Apple Maps improvements include the ability to send directions to your iPhone directly from your desktop, a benefit Android users have been enjoying for years. You can also jump to the Maps app directly from a locked screen. Within Maps, you’ll be able to see how long it will take you to get to your destination—again, Google Maps is already there.
Smart app updates. As on Android, apps of your choosing will now be able to automatically update themselves without those annoying prompts. And you’ll also be able to search for apps according to their popularity at your location.

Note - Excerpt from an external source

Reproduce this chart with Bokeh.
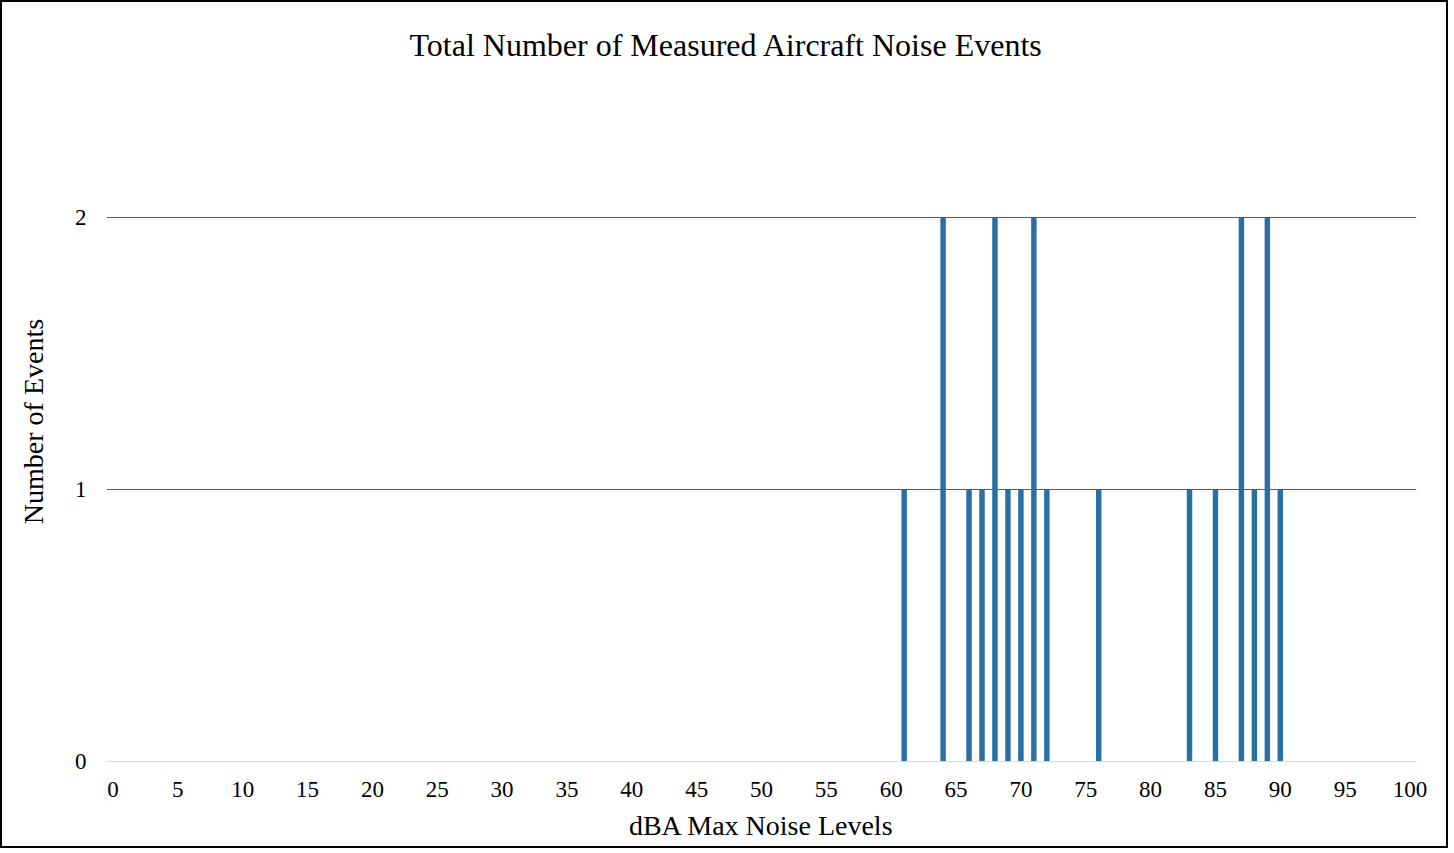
from bokeh.plotting import figure
from bokeh.models import FixedTicker, ColumnDataSource, Range1d
from bokeh.embed import file_html
from bokeh.resources import INLINE

# Data
noise_levels = [61, 64, 66, 67, 68, 69, 70, 71, 72, 76, 83, 85, 87, 88, 89, 90]
event_counts = [1, 2, 1, 1, 2, 1, 1, 2, 1, 1, 1, 1, 2, 1, 2, 1]
x_ticks = list(range(0, 101, 5))
y_ticks = [0, 1, 2]

FONT = "Liberation Serif"

p = figure(width=1448, height=848, output_backend="svg", toolbar_location=None,
           x_range=Range1d(-0.5, 100.5), y_range=Range1d(0, 2.5),
           min_border_left=104, min_border_right=34, min_border_top=79, min_border_bottom=89)
p.styles = {"border": "2px solid #000"}

src = ColumnDataSource(dict(x=noise_levels, y=event_counts))
p.vbar(x="x", top="y", width=0.42, bottom=0, source=src, fill_color="#2870A4", line_color=None)

p.title.text = "Total Number of Measured Aircraft Noise Events"
p.title.text_font = FONT
p.title.text_font_size = "32px"
p.title.text_font_style = "normal"
p.title.text_color = "#000"
p.title.align = "left"
p.title.offset = 303
p.title.standoff = 36
p.title.vertical_align = "middle"

p.outline_line_color = None
p.xgrid.grid_line_color = None
p.ygrid.ticker = FixedTicker(ticks=[1, 2])
p.ygrid.grid_line_color = "#595959"
p.ygrid.grid_line_width = 1.2

p.xaxis.ticker = FixedTicker(ticks=x_ticks)
p.yaxis.ticker = FixedTicker(ticks=y_ticks)
for ax in (p.xaxis, p.yaxis):
    ax.major_tick_line_color = None
    ax.minor_tick_line_color = None
    ax.major_label_text_font = FONT
    ax.major_label_text_font_size = "23px"
    ax.major_label_text_color = "#000"
    ax.axis_label_text_font = FONT
    ax.axis_label_text_font_size = "28px"
    ax.axis_label_text_font_style = "normal"
    ax.axis_label_text_color = "#000"
p.xaxis.axis_line_color = "#d9d9d9"
p.yaxis.axis_line_color = None
p.xaxis.axis_label = "dBA Max Noise Levels"
p.yaxis.axis_label = "Number of Events"
p.xaxis.major_label_standoff = 14
p.yaxis.major_label_standoff = 14
p.xaxis.axis_label_standoff = 10
p.yaxis.axis_label_standoff = 23

open("out.html", "w").write(file_html(p, INLINE))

Easier to share. A feature called AirDrop has been added to iCloud to let you share pictures in Photo Stream more easily with others who are not on your iTunes account. AirDrop will enable other users, with your permission, share photos on your Photo Stream as well.
A smarter Siri. Siri voice command will now allow you to change phone settings. For example, you can activate Bluetooth or turn off Wi-Fi. Also, Siri can now control Twitter, Wikipedia, and Bing. Siri also has a male voice option, as well as the ability to speak German and French.
A smarter camera. Live photo filters, like those on Android phones, let you select a variety of photo effects while the camera is engaged. And you’ll be able to quickly toggle between video and camera controls. Photos taken with the device camera will now be organized into Moments based on location and time, like the Events feature we’ve seen on the HTC One. But unlike in Events, you’ll be able to easily group Moments into larger chunks, such as several days instead of several hours.
Stop, thief! Activation Lock, iOS 7’s new anti-theft device, seems to be what some lawmakers have been calling for: According to Apple, if a thief tries to turn off the Find My iPhone app or wipe the device, it will become disabled. Only actions taken by the rightful owner can bring it back to life. It’s not yet known how Apple will do this or which (if any) any current Apple devices will be able to benefit fully from Activation Lock.
Pre-empting Pandora. iTunes Radio, now available only on computers, will be built into the iTunes Music app. As with services such as Pandora, you will be able to stream music you don’t necessarily own from various channels. Few other details were announced, including the service’s prices.
We’ll have more on iOS 7, including Apple’s new music service, in the coming days.